The second issue is a problem with your network (and possibly my docs). You need to have a routable IPv6 address on your LAN-side. You cannot use ULAs in conjunction with NAT64. The end-host stack will try to use IPv6 to get out to the internet, and since ULAs are not routable on the internet, it won't work.
NAT64 is a transition mechanism which allows one to create an IPv6-only network. But the assumption is that the IPv6-only network is using GUA (Globally Unique Address).
Ah, thanks for that. I assumed that while native IPv6 addresses would remain undeliverable that the mapped IPv4 addresses would be translated back to IPv4 packets for routing onto the connected IPv4-only network. I presume the appropriate solution here would be to set up an ipv6 tunnel (eg using https://tunnelbroker.net/) on my router?
Yes, if you don't have native IPv6 from your ISP, then a tunnel is a good second choice. Be sure to request a /48 from Hurricane Electric, so you can subdivide the allocated IPv6 addresses (for down stream routers or even a DMZ)
Great, that's working now. Thanks for the pointer.

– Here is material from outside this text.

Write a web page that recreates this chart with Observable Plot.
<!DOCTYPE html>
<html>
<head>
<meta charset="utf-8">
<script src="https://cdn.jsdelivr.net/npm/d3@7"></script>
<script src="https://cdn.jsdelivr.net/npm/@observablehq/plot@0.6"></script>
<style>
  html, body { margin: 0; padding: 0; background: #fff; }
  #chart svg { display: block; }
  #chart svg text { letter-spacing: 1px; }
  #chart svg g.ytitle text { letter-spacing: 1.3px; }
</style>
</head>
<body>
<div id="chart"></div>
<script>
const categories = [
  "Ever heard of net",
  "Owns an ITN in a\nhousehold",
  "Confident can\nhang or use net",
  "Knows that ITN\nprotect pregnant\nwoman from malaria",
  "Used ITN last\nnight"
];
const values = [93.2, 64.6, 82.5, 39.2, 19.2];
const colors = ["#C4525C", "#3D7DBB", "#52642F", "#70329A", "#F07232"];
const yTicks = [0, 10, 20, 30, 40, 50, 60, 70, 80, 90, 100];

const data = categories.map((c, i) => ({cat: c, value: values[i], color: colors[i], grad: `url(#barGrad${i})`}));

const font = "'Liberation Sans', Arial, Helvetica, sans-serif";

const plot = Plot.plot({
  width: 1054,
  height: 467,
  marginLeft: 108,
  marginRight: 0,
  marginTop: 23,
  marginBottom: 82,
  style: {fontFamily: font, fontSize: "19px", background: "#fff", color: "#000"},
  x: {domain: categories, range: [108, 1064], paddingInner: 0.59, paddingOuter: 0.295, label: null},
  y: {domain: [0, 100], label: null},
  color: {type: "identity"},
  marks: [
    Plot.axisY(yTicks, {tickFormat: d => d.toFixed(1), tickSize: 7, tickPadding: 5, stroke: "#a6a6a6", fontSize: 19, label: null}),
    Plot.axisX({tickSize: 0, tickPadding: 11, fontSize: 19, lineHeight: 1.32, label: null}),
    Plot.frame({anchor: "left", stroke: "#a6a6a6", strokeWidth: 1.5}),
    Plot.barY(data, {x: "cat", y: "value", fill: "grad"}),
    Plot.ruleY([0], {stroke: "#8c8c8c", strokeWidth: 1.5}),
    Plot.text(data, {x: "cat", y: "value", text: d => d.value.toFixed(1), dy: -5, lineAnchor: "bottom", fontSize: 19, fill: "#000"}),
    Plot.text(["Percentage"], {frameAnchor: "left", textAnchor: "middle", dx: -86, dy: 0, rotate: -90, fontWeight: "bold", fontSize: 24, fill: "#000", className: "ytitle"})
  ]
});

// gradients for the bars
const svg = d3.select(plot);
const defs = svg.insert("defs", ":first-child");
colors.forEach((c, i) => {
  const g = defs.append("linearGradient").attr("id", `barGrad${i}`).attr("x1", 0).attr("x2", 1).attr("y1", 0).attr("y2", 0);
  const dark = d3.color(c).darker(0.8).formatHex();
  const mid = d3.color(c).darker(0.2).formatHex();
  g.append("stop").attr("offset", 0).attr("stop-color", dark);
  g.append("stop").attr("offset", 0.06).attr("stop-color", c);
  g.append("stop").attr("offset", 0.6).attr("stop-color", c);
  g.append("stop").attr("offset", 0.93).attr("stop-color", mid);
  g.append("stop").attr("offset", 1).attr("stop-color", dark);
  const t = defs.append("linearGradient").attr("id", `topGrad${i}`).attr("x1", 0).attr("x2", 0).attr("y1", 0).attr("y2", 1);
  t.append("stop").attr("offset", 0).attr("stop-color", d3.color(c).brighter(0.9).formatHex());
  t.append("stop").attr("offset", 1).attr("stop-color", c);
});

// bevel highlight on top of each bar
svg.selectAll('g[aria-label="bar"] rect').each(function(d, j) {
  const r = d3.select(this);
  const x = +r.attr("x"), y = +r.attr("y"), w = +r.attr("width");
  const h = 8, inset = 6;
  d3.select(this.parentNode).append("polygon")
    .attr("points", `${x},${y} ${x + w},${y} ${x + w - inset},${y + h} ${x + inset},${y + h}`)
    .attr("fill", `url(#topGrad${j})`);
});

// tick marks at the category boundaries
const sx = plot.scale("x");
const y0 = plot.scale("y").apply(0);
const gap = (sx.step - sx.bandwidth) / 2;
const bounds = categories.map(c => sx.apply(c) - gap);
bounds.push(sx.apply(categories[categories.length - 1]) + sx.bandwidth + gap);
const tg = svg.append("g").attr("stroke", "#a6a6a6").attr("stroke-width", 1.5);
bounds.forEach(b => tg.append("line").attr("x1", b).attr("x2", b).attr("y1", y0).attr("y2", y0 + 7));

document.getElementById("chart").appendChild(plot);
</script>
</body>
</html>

In order to make it work, I needed a separate way of specifying the tunnel interface, so I added a command line option for that. I've submitted a PR in case you want to include the change.
The section of the script that detects IPv6 addresses isn't working for me. There seem to be two distinct problems. The first is pretty simple:
I don't have an
eth0.2
device, so this isn't working for me. I presume this should be$WAN
instead.The other problem is the detection of LAN_IP6, which isn't producing any results for me. Running through the commands in the pipeline, I get results up as far as
grep noprefixroute
, but the only result there is this one:inet6 fdcf:101c:d870::1/60 scope global noprefixroute
which is obviously filtered by the following
grep -v 'inet6 fd'
.I'm not sure if removing this filter works for me or not -- when I do so I successfully get the network to start, but the ping test at the end of the script is failing. Whether this is caused by some other error or this address issue, I don't know.